** Task data **
===============

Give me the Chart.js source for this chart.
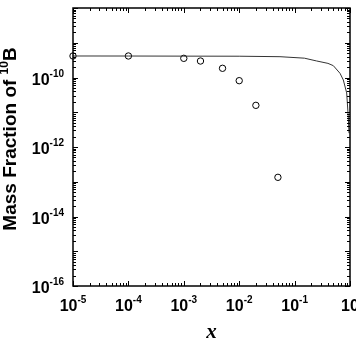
<!DOCTYPE html>
<html lang="en">
<head>
<meta charset="UTF-8">
<title>Mass Fraction of 10B</title>
<script src="https://cdn.jsdelivr.net/npm/chart.js"></script>
<style>
  html, body { margin: 0; padding: 0; background: #fff; }
  #wrap { width: 356px; height: 344px; }
</style>
</head>
<body>
<div id="wrap"><canvas id="chart" width="356" height="344"></canvas></div>
<script>
  // model curve (solid line)
  const curveX = [1e-5, 1e-4, 1e-3, 1e-2, 0.0545, 0.15, 0.25, 0.4, 0.5, 0.66, 0.757, 0.871, 0.93, 0.96];
  const curveY = [4.16e-10, 4.15e-10, 4.12e-10, 4.1e-10, 3.97e-10, 3.6e-10, 2.99e-10, 2.55e-10, 2.19e-10, 1.32e-10, 8.5e-11, 3.6e-11, 7.4e-12, 2.5e-12];

  // open circles
  const pointX = [1e-5, 1e-4, 1e-3, 2e-3, 5e-3, 1e-2, 2e-2, 5e-2];
  const pointY = [4.16e-10, 4.16e-10, 3.56e-10, 2.98e-10, 1.84e-10, 8.1e-11, 1.58e-11, 1.34e-13];

  // tick labels (exponents of 10)
  const xLabelExp = [-5, -4, -3, -2, -1, 0];
  const yLabelExp = [-16, -14, -12, -10];

  // ticks + superscript labels + titles, drawn from the chart scales
  const axesPlugin = {
    id: 'axesPlugin',
    afterDraw(chart) {
      const ctx = chart.ctx;
      const a = chart.chartArea;
      const xs = chart.scales.x, ys = chart.scales.y;
      ctx.save();
      ctx.strokeStyle = '#000';
      ctx.lineWidth = 1.5;
      ctx.strokeRect(a.left, a.top, a.right - a.left, a.bottom - a.top);

      ctx.lineWidth = 1;
      // x ticks, bottom and top
      for (let e = -5; e <= 0; e++) {
        for (let m = 1; m <= 9; m++) {
          const v = m * Math.pow(10, e);
          if (v > 1) break;
          const px = Math.round(xs.getPixelForValue(v)) + 0.5;
          const len = m === 1 ? 5 : 3;
          ctx.beginPath();
          ctx.moveTo(px, a.bottom); ctx.lineTo(px, a.bottom - len);
          ctx.moveTo(px, a.top); ctx.lineTo(px, a.top + len);
          ctx.stroke();
        }
      }
      // y ticks, left and right
      for (let e = -16; e <= -8; e++) {
        for (let m = 1; m <= 9; m++) {
          const v = m * Math.pow(10, e);
          if (e === -8 && m > 1) break;
          const py = Math.round(ys.getPixelForValue(v)) + 0.5;
          const len = m === 1 ? 5 : 3;
          ctx.beginPath();
          ctx.moveTo(a.left, py); ctx.lineTo(a.left + len, py);
          ctx.moveTo(a.right, py); ctx.lineTo(a.right - len, py);
          ctx.stroke();
        }
      }

      ctx.fillStyle = '#000';
      const base = 'bold 16px "Liberation Sans", Arial, sans-serif';
      const sup = 'bold 10px "Liberation Sans", Arial, sans-serif';
      ctx.textBaseline = 'alphabetic';

      // x labels
      xLabelExp.forEach(e => {
        const px = xs.getPixelForValue(Math.pow(10, e));
        ctx.font = base;
        const w1 = ctx.measureText('10').width;
        const s = e === 0 ? '' : String(e);
        ctx.font = sup;
        const w2 = ctx.measureText(s).width;
        const left = px - (w1 + w2) / 2;
        ctx.font = base;
        ctx.fillText('10', left, 311);
        ctx.font = sup;
        ctx.fillText(s, left + w1, 303);
      });

      // y labels
      yLabelExp.forEach(e => {
        const py = ys.getPixelForValue(Math.pow(10, e));
        const s = String(e);
        ctx.font = sup;
        const w2 = ctx.measureText(s).width;
        ctx.font = base;
        const w1 = ctx.measureText('10').width;
        const right = 64;
        ctx.fillText('10', right - w2 - w1, py + 7);
        ctx.font = sup;
        ctx.fillText(s, right - w2, py - 1);
      });

      // x title
      ctx.font = 'italic bold 21px "Liberation Serif", "Times New Roman", serif';
      ctx.textAlign = 'center';
      ctx.fillText('x', (a.left + a.right) / 2, 338);

      // y title, rotated
      ctx.translate(16, 139);
      ctx.rotate(-Math.PI / 2);
      const t1 = 'Mass Fraction of ';
      const t2 = '10';
      const t3 = 'B';
      const big = 'bold 19px "Liberation Sans", Arial, sans-serif';
      const small = 'bold 12px "Liberation Sans", Arial, sans-serif';
      ctx.font = big;
      const w1 = ctx.measureText(t1).width;
      const w3 = ctx.measureText(t3).width;
      ctx.font = small;
      const w2 = ctx.measureText(t2).width;
      let x0 = -(w1 + w2 + w3) / 2;
      ctx.textAlign = 'left';
      ctx.font = big;
      ctx.fillText(t1, x0, 0);
      ctx.font = small;
      ctx.fillText(t2, x0 + w1, -8);
      ctx.font = big;
      ctx.fillText(t3, x0 + w1 + w2, 0);
      ctx.restore();
    }
  };

  new Chart(document.getElementById('chart'), {
    type: 'scatter',
    data: {
      datasets: [
        {
          label: 'curve',
          data: curveX.map((x, i) => ({ x: x, y: curveY[i] })),
          showLine: true,
          borderColor: '#333',
          borderWidth: 1,
          pointRadius: 0,
          fill: false
        },
        {
          label: 'points',
          data: pointX.map((x, i) => ({ x: x, y: pointY[i] })),
          showLine: false,
          clip: false,
          pointRadius: 3.2,
          pointBorderWidth: 1,
          pointBorderColor: '#000',
          pointBackgroundColor: 'rgba(0,0,0,0)'
        }
      ]
    },
    options: {
      responsive: false,
      animation: false,
      layout: { padding: { left: 73, top: 8, right: 6, bottom: 58 } },
      plugins: { legend: { display: false }, tooltip: { enabled: false } },
      scales: {
        x: { type: 'logarithmic', min: 1e-5, max: 1, display: false },
        y: { type: 'logarithmic', min: 1e-16, max: 1e-8, display: false }
      }
    },
    plugins: [axesPlugin]
  });
</script>
</body>
</html>
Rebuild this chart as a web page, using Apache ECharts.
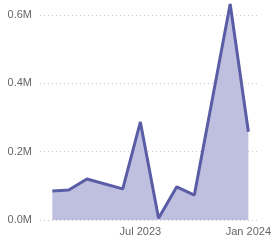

===============

** Stated task **
Check every line of the data above for the string "this", and copy those that have it.

** Reply **
Give me the Chart.js source for this chart.
Rebuild this chart as a web page, using Apache ECharts.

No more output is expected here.